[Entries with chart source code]
[start]

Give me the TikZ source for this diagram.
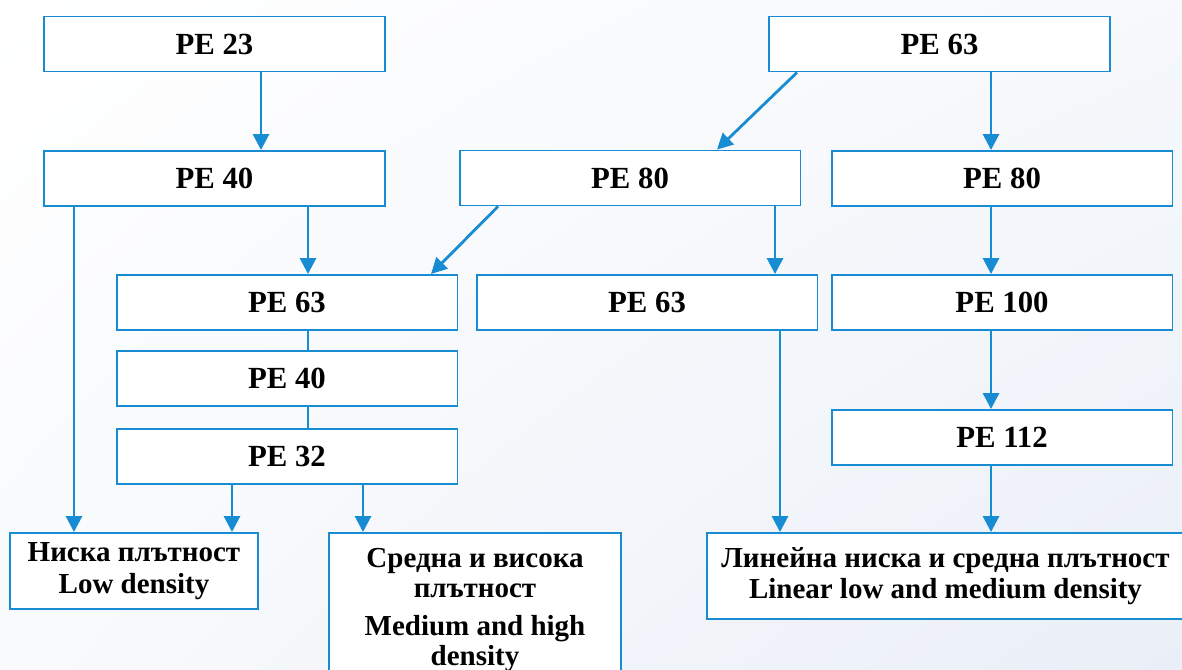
\documentclass[tikz,border=0pt]{standalone}
\usepackage{fontspec}
\setmainfont{Liberation Serif}
\usetikzlibrary{arrows.meta,shadings}
\definecolor{lineblue}{RGB}{24,140,210}
\definecolor{bgblue}{RGB}{234,239,247}

\begin{document}
\begin{tikzpicture}[x=0.02cm,y=-0.02cm,
    box/.style={draw=lineblue,line width=1.1pt,fill=white,inner sep=0pt,
      minimum width=6.82cm,minimum height=1.1cm,font=\bfseries\fontsize{17.5}{21}\selectfont},
    densbox/.style={draw=lineblue,line width=1.1pt,fill=white,inner sep=0pt,
      align=center,font=\bfseries\fontsize{16.5}{18}\selectfont},
    arr/.style={draw=lineblue,line width=1.6pt,-{Triangle[width=9pt,length=9pt]}},
    link/.style={draw=lineblue,line width=0.6pt}]

    \clip (0,0) rectangle (1182,669);
    \shade[upper left=white,upper right=bgblue!40!white,lower left=bgblue!30!white,lower right=bgblue]
      (0,0) rectangle (1182,669);

    % left branch
    \node[box] (pe23)  at (214.5,44)  {PE 23};
    \node[box] (pe40a) at (214.5,178.5) {PE 40};
    \node[box] (pe63a) at (287,302.5) {PE 63};
    \node[box] (pe40b) at (287,378.5) {PE 40};
    \node[box] (pe32)  at (287,456.5) {PE 32};

    % right branch
    \node[box] (pe63b) at (939.5,44)  {PE 63};
    \node[box] (pe80a) at (630,178)   {PE 80};
    \node[box] (pe80b) at (1002,178.5) {PE 80};
    \node[box] (pe63c) at (647,302.5) {PE 63};
    \node[box] (pe100) at (1002,302.5) {PE 100};
    \node[box] (pe112) at (1002,437.5) {PE 112};

    % densities
    \node[densbox,minimum width=4.96cm,minimum height=1.52cm] (low) at (134,571)
      {Ниска плътност\\Low density};
    \node[densbox,minimum width=5.84cm,minimum height=3.08cm,
      font=\bfseries\fontsize{16.5}{17}\selectfont] (mhd) at (475,610)
      {Средна и висока\\плътност\\[5pt]Medium and high\\density};
    \node[densbox,minimum width=9.54cm,minimum height=1.72cm] (lin) at (945.5,576)
      {Линейна ниска и средна плътност\\Linear low and medium density};

    \draw[arr] (pe23.south -| 261,0) -- (pe40a.north -| 261,0);
    \draw[arr] (pe40a.south -| 308,0) -- (pe63a.north -| 308,0);
    \draw[arr] (pe40a.south -| 74,0) -- (low.north -| 74,0);
    \draw[link] (pe63a.south -| 308,0) -- (pe40b.north -| 308,0);
    \draw[link] (pe40b.south -| 308,0) -- (pe32.north -| 308,0);
    \draw[arr] (pe32.south -| 232,0) -- (low.north -| 232,0);
    \draw[arr] (pe32.south -| 363,0) -- (mhd.north -| 363,0);

    \draw[arr] (pe63b.south -| 797,0) -- (pe80a.north -| 717,0);
    \draw[arr] (pe63b.south -| 991,0) -- (pe80b.north -| 991,0);
    \draw[arr] (pe80a.south -| 498,0) -- (pe63a.north -| 431,0);
    \draw[arr] (pe80a.south -| 775,0) -- (pe63c.north -| 775,0);
    \draw[arr] (pe63c.south -| 780,0) -- (lin.north -| 780,0);
    \draw[arr] (pe80b.south -| 991,0) -- (pe100.north -| 991,0);
    \draw[arr] (pe100.south -| 991,0) -- (pe112.north -| 991,0);
    \draw[arr] (pe112.south -| 991,0) -- (lin.north -| 991,0);

\end{tikzpicture}
\end{document}
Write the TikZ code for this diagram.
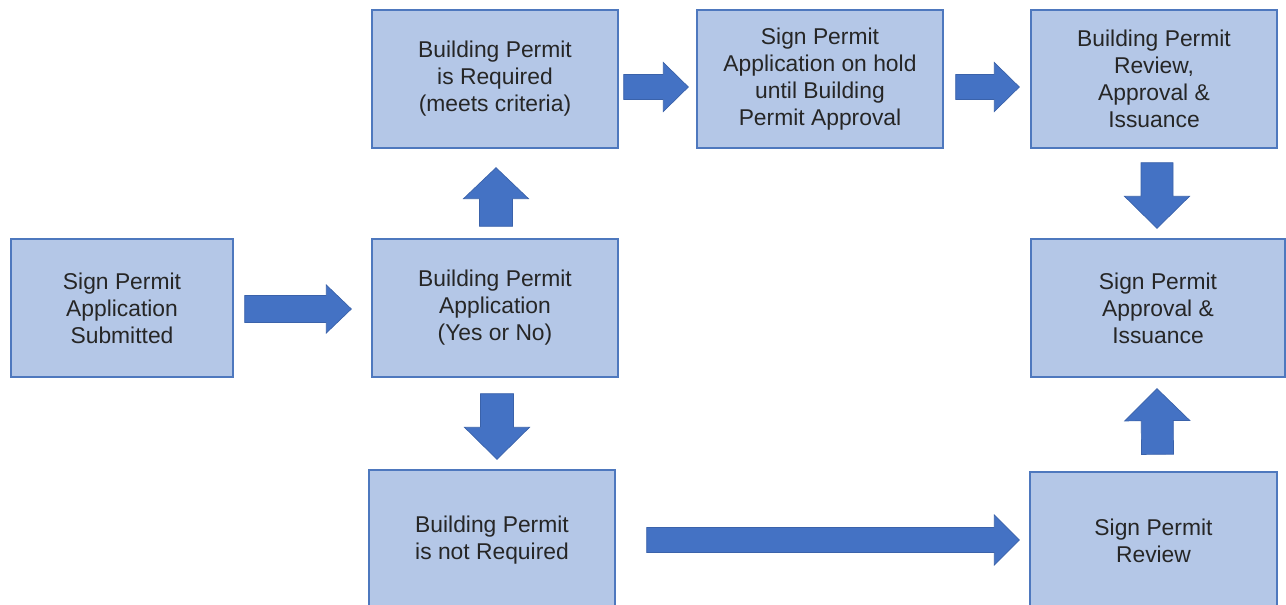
\documentclass[tikz,border=0pt]{standalone}
\usepackage{fontspec}
\setmainfont{Liberation Sans}
\usetikzlibrary{calc}
\definecolor{boxfill}{HTML}{B4C7E7}
\definecolor{boxline}{HTML}{4E78BE}
\definecolor{arrfill}{HTML}{4472C4}
\definecolor{arrline}{HTML}{3A62AA}
\definecolor{txt}{HTML}{262626}
\tikzset{
  box/.style={draw=boxline, fill=boxfill, line width=0.8pt, inner sep=0pt,
    minimum width=4.92cm, minimum height=2.76cm, align=center, text=txt,
    font=\fontsize{13pt}{15.4pt}\selectfont},
  blockarrow/.style={fill=arrfill, draw=arrline, line width=0.4pt, line join=miter}
}
% #1 start, #2 tip, #3 shaft half-width, #4 head half-width, #5 head length (lengths)
\newcommand\barrow[5]{%
  \draw[blockarrow]
    ($(#1)!#3!90:(#2)$) --
    ($($(#2)!#5!(#1)$)!#3!-90:(#1)$) --
    ($($(#2)!#5!(#1)$)!#4!-90:(#1)$) --
    (#2) --
    ($($(#2)!#5!(#1)$)!#4!90:(#1)$) --
    ($($(#2)!#5!(#1)$)!#3!90:(#1)$) --
    ($(#1)!#3!-90:(#2)$) -- cycle;}
\begin{document}
\begin{tikzpicture}[x=0.02cm,y=-0.02cm]
\useasboundingbox (0,0) rectangle (1286,605);
\node[box, minimum width=4.44cm] (A) at (122,308) {Sign Permit\\Application\\Submitted};
\node[box] (B) at (495,308) {Building Permit\\Application\\(Yes or No)};
\node[box] (C) at (495,79) {Building Permit\\is Required\\(meets criteria)};
\node[box] (D) at (820,79) {Sign Permit\\Application on hold\\until Building\\Permit Approval};
\node[box] (E) at (1154,79) {Building Permit\\Review,\\Approval \&\\Issuance};
\node[box, minimum width=5.08cm] (F) at (1158,308) {Sign Permit\\Approval \&\\Issuance};
\node[box, minimum height=2.8cm] (G) at (492,540) {Building Permit\\is not Required};
\node[box, minimum width=4.94cm] (H) at (1153.5,541) {Sign Permit\\Review};

\coordinate (ab1) at ($(A.east)+(11,1)$);
\coordinate (ab2) at ($(B.west)+(-20,1)$);
\barrow{ab1}{ab2}{0.27cm}{0.48cm}{0.5cm}
\coordinate (bc1) at ($(B.north)+(1,-12)$);
\coordinate (bc2) at ($(C.south)+(1,19)$);
\barrow{bc1}{bc2}{0.33cm}{0.65cm}{0.62cm}
\coordinate (cd1) at ($(C.east)+(5,8)$);
\coordinate (cd2) at ($(D.west)+(-8,8)$);
\barrow{cd1}{cd2}{0.25cm}{0.49cm}{0.5cm}
\coordinate (de1) at ($(D.east)+(12,8)$);
\coordinate (de2) at ($(E.west)+(-11,8)$);
\barrow{de1}{de2}{0.25cm}{0.49cm}{0.5cm}
\coordinate (bg1) at ($(B.south)+(2,16)$);
\coordinate (bg2) at ($(G.north)+(5,-10)$);
\barrow{bg1}{bg2}{0.33cm}{0.65cm}{0.64cm}
\coordinate (gh1) at ($(G.east)+(31,0)$);
\coordinate (gh2) at ($(H.west)+(-10,-1)$);
\barrow{gh1}{gh2}{0.25cm}{0.5cm}{0.5cm}
\coordinate (ef1) at ($(E.south)+(3,14)$);
\coordinate (ef2) at ($(F.north)+(-1,-10)$);
\barrow{ef1}{ef2}{0.32cm}{0.65cm}{0.64cm}
\coordinate (hf1) at ($(H.north)+(4,-17)$);
\coordinate (hf2) at ($(F.south)+(-1,11)$);
\barrow{hf1}{hf2}{0.32cm}{0.65cm}{0.64cm}
\end{tikzpicture}
\end{document}
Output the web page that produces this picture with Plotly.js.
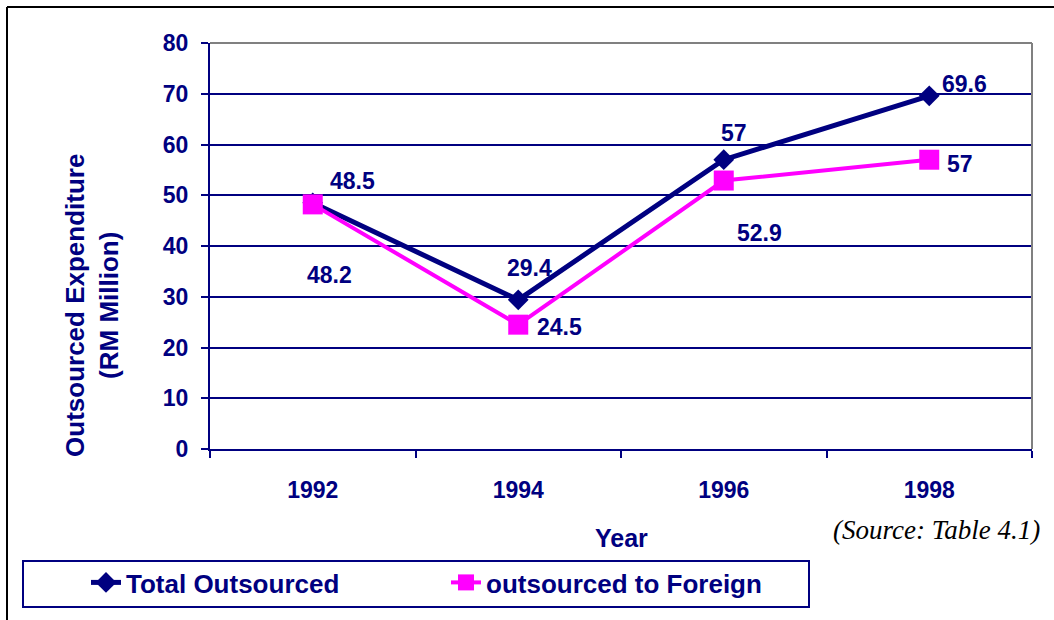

[end]

### EXERCISE OBJECTIVE
Print the records word for word and exclude any picture they hold.

### CORRECT ANSWER
Give me the TikZ source for this diagram.
\documentclass[tikz,border=0pt]{standalone}
\usepackage{fontspec}
\setmainfont{Liberation Serif}
\usetikzlibrary{arrows.meta,shadings}
\definecolor{lineblue}{RGB}{24,140,210}
\definecolor{bgblue}{RGB}{234,239,247}

\begin{document}
\begin{tikzpicture}[x=0.02cm,y=-0.02cm,
    box/.style={draw=lineblue,line width=1.1pt,fill=white,inner sep=0pt,
      minimum width=6.82cm,minimum height=1.1cm,font=\bfseries\fontsize{17.5}{21}\selectfont},
    densbox/.style={draw=lineblue,line width=1.1pt,fill=white,inner sep=0pt,
      align=center,font=\bfseries\fontsize{16.5}{18}\selectfont},
    arr/.style={draw=lineblue,line width=1.6pt,-{Triangle[width=9pt,length=9pt]}},
    link/.style={draw=lineblue,line width=0.6pt}]

    \clip (0,0) rectangle (1182,669);
    \shade[upper left=white,upper right=bgblue!40!white,lower left=bgblue!30!white,lower right=bgblue]
      (0,0) rectangle (1182,669);

    % left branch
    \node[box] (pe23)  at (214.5,44)  {PE 23};
    \node[box] (pe40a) at (214.5,178.5) {PE 40};
    \node[box] (pe63a) at (287,302.5) {PE 63};
    \node[box] (pe40b) at (287,378.5) {PE 40};
    \node[box] (pe32)  at (287,456.5) {PE 32};

    % right branch
    \node[box] (pe63b) at (939.5,44)  {PE 63};
    \node[box] (pe80a) at (630,178)   {PE 80};
    \node[box] (pe80b) at (1002,178.5) {PE 80};
    \node[box] (pe63c) at (647,302.5) {PE 63};
    \node[box] (pe100) at (1002,302.5) {PE 100};
    \node[box] (pe112) at (1002,437.5) {PE 112};

    % densities
    \node[densbox,minimum width=4.96cm,minimum height=1.52cm] (low) at (134,571)
      {Ниска плътност\\Low density};
    \node[densbox,minimum width=5.84cm,minimum height=3.08cm,
      font=\bfseries\fontsize{16.5}{17}\selectfont] (mhd) at (475,610)
      {Средна и висока\\плътност\\[5pt]Medium and high\\density};
    \node[densbox,minimum width=9.54cm,minimum height=1.72cm] (lin) at (945.5,576)
      {Линейна ниска и средна плътност\\Linear low and medium density};

    \draw[arr] (pe23.south -| 261,0) -- (pe40a.north -| 261,0);
    \draw[arr] (pe40a.south -| 308,0) -- (pe63a.north -| 308,0);
    \draw[arr] (pe40a.south -| 74,0) -- (low.north -| 74,0);
    \draw[link] (pe63a.south -| 308,0) -- (pe40b.north -| 308,0);
    \draw[link] (pe40b.south -| 308,0) -- (pe32.north -| 308,0);
    \draw[arr] (pe32.south -| 232,0) -- (low.north -| 232,0);
    \draw[arr] (pe32.south -| 363,0) -- (mhd.north -| 363,0);

    \draw[arr] (pe63b.south -| 797,0) -- (pe80a.north -| 717,0);
    \draw[arr] (pe63b.south -| 991,0) -- (pe80b.north -| 991,0);
    \draw[arr] (pe80a.south -| 498,0) -- (pe63a.north -| 431,0);
    \draw[arr] (pe80a.south -| 775,0) -- (pe63c.north -| 775,0);
    \draw[arr] (pe63c.south -| 780,0) -- (lin.north -| 780,0);
    \draw[arr] (pe80b.south -| 991,0) -- (pe100.north -| 991,0);
    \draw[arr] (pe100.south -| 991,0) -- (pe112.north -| 991,0);
    \draw[arr] (pe112.south -| 991,0) -- (lin.north -| 991,0);

\end{tikzpicture}
\end{document}
Write the TikZ code for this diagram.
\documentclass[tikz,border=0pt]{standalone}
\usepackage{fontspec}
\setmainfont{Liberation Sans}
\usetikzlibrary{calc}
\definecolor{boxfill}{HTML}{B4C7E7}
\definecolor{boxline}{HTML}{4E78BE}
\definecolor{arrfill}{HTML}{4472C4}
\definecolor{arrline}{HTML}{3A62AA}
\definecolor{txt}{HTML}{262626}
\tikzset{
  box/.style={draw=boxline, fill=boxfill, line width=0.8pt, inner sep=0pt,
    minimum width=4.92cm, minimum height=2.76cm, align=center, text=txt,
    font=\fontsize{13pt}{15.4pt}\selectfont},
  blockarrow/.style={fill=arrfill, draw=arrline, line width=0.4pt, line join=miter}
}
% #1 start, #2 tip, #3 shaft half-width, #4 head half-width, #5 head length (lengths)
\newcommand\barrow[5]{%
  \draw[blockarrow]
    ($(#1)!#3!90:(#2)$) --
    ($($(#2)!#5!(#1)$)!#3!-90:(#1)$) --
    ($($(#2)!#5!(#1)$)!#4!-90:(#1)$) --
    (#2) --
    ($($(#2)!#5!(#1)$)!#4!90:(#1)$) --
    ($($(#2)!#5!(#1)$)!#3!90:(#1)$) --
    ($(#1)!#3!-90:(#2)$) -- cycle;}
\begin{document}
\begin{tikzpicture}[x=0.02cm,y=-0.02cm]
\useasboundingbox (0,0) rectangle (1286,605);
\node[box, minimum width=4.44cm] (A) at (122,308) {Sign Permit\\Application\\Submitted};
\node[box] (B) at (495,308) {Building Permit\\Application\\(Yes or No)};
\node[box] (C) at (495,79) {Building Permit\\is Required\\(meets criteria)};
\node[box] (D) at (820,79) {Sign Permit\\Application on hold\\until Building\\Permit Approval};
\node[box] (E) at (1154,79) {Building Permit\\Review,\\Approval \&\\Issuance};
\node[box, minimum width=5.08cm] (F) at (1158,308) {Sign Permit\\Approval \&\\Issuance};
\node[box, minimum height=2.8cm] (G) at (492,540) {Building Permit\\is not Required};
\node[box, minimum width=4.94cm] (H) at (1153.5,541) {Sign Permit\\Review};

\coordinate (ab1) at ($(A.east)+(11,1)$);
\coordinate (ab2) at ($(B.west)+(-20,1)$);
\barrow{ab1}{ab2}{0.27cm}{0.48cm}{0.5cm}
\coordinate (bc1) at ($(B.north)+(1,-12)$);
\coordinate (bc2) at ($(C.south)+(1,19)$);
\barrow{bc1}{bc2}{0.33cm}{0.65cm}{0.62cm}
\coordinate (cd1) at ($(C.east)+(5,8)$);
\coordinate (cd2) at ($(D.west)+(-8,8)$);
\barrow{cd1}{cd2}{0.25cm}{0.49cm}{0.5cm}
\coordinate (de1) at ($(D.east)+(12,8)$);
\coordinate (de2) at ($(E.west)+(-11,8)$);
\barrow{de1}{de2}{0.25cm}{0.49cm}{0.5cm}
\coordinate (bg1) at ($(B.south)+(2,16)$);
\coordinate (bg2) at ($(G.north)+(5,-10)$);
\barrow{bg1}{bg2}{0.33cm}{0.65cm}{0.64cm}
\coordinate (gh1) at ($(G.east)+(31,0)$);
\coordinate (gh2) at ($(H.west)+(-10,-1)$);
\barrow{gh1}{gh2}{0.25cm}{0.5cm}{0.5cm}
\coordinate (ef1) at ($(E.south)+(3,14)$);
\coordinate (ef2) at ($(F.north)+(-1,-10)$);
\barrow{ef1}{ef2}{0.32cm}{0.65cm}{0.64cm}
\coordinate (hf1) at ($(H.north)+(4,-17)$);
\coordinate (hf2) at ($(F.south)+(-1,11)$);
\barrow{hf1}{hf2}{0.32cm}{0.65cm}{0.64cm}
\end{tikzpicture}
\end{document}
Output the web page that produces this picture with Plotly.js.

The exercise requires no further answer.